La formation allemande passée maître en matière de dark ambient sort un nouvel album d’une beauté stupéfiante.


En préambule à cette chronique, voici un bref rappel historique à propos de ce groupe quelque peu légendaire et trop fortement underground. A l’origine de Troum était Maeror Tri, trio allemand composé de Martin Git, Steffan Knappe et Helge Siehl, créé en 1988, qui sublimera l’ambient, le dark ambient et le drone pendant huit années plus que prolifiques. Vingt albums et quelques dissensions plus tard, le groupe éjecte Helge, se sépare puis renaît de ses cendres sous le patronyme de Troum en 1997, poursuivant ses expérimentations ambient/drone avec un égal talent.

Pour parfaire et compléter un peu plus le tableau, sachez que Troum proscrit l’usage de l’ordinateur pour ses compositions. Ce sont avant tout des musiciens multi-instrumentistes (pour leur dernier opus, ils utilisent des guitares, une basse, un accordéon et même un mélodica) qui distordent leurs instruments jusqu’à en obtenir une palette de sons assez incroyable. Leur musique est tellement particulière que l’auditeur peut identifier leur univers dès les premières mesures d’un morceau. En près de trente ans de carrière tout l’enjeu du groupe aura été de creuser son sillon, unique, tout en se renouvelant le plus possible. Pendant ces trente années, il y a eu quelque plantages, évidemment, mais également de nombreux sommets. Mare Morphosis, nouveau volume sorti ces jours-ci, pourrait bien faire partie de la seconde catégorie.

Il faut savoir que celui-ci est le dernier chapitre de leur trilogie Power Romantic (dont Grote Mandrenke et Mare Idiophonika formaient les deux premières parties) et comporte quelques anomalies.
– La première, un format plutôt inhabituel : Mare Morphosis, c’est un seul morceau d’une cinquantaine de minutes. Inutile de fuir, ceci n’est pas un bloc indivisible et indigeste mais un titre comportant quatre atmosphères différentes.
– La seconde : Mare Morphosis est, pendant le premier quart du disque, lumineux. Oui, vous avez bien lu: lumineux. Anachronisme flagrant quand on connaît la musique pratiquée par le duo. La faute aux cuivres ainsi qu’à l’accordéon apportant une touche d’humanité, une chaleur inédite, le tout relevé par une série de boucles particulièrement bien senties.

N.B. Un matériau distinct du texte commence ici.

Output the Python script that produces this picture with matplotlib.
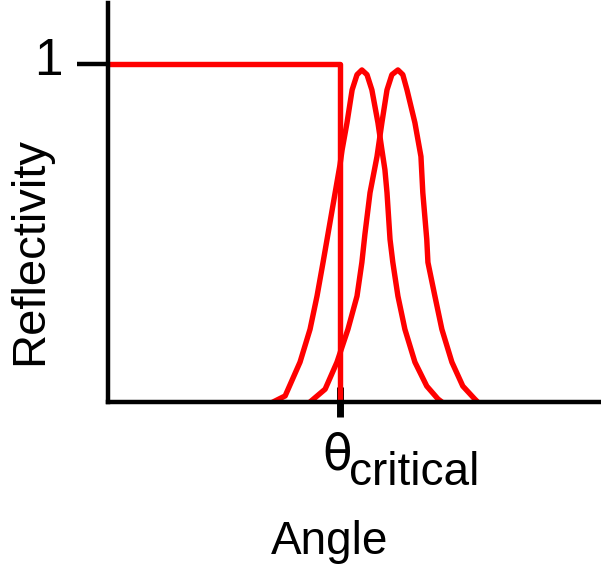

Comme il est expliqué plus haut, Troum excelle dans l’ambient, le drone ou le dark ambient. Mare Morphosis ne déroge pas à la règle et présente l’étendue du talent du duo sur deux parties complémentaires et différentes. L’une dark ambient, oppressante et claustrophobe, fait suite à la première partie lumineuse. L’autre, ambient pure, clôt l’album en beauté dans une atmosphère d’apaisement et laisse l’auditeur dans un état de béatitude et de sidération auquel il ne s’attendait pas en débutant l’écoute. Entre ces deux morceaux ambient vient se loger un troisième «Â mouvement » à la fois chaotique et tendu.

N’allez pas croire en lisant cette chronique que Mare Morphosis est une succession de clichés ambient ennuyeux au possible. Loin de là même, tout le talent de Troum est de donner un sens et du liant à leur musique. Pour ce faire, le duo germanique travaille tel un réalisateur : il créé, coupe, assemble des échantillons de musique pour finalement parvenir à un résultat surprenant de cohérence et absolument passionnant. Ici, la métaphore cinématographique est loin d’être anodine, Mare Morphosis pourrait parfaitement illustrer la vision d’un film noir avec tous les ingrédients inhérents à ce genre: bonheur en premier lieu, tentative d’assassinat ensuite avec vengeance dans la foulée et enfin apaisement et retour à la normale.
Troum en a composé la B.O, magnifique, à vous d’imaginer maintenant les images qui vont avec.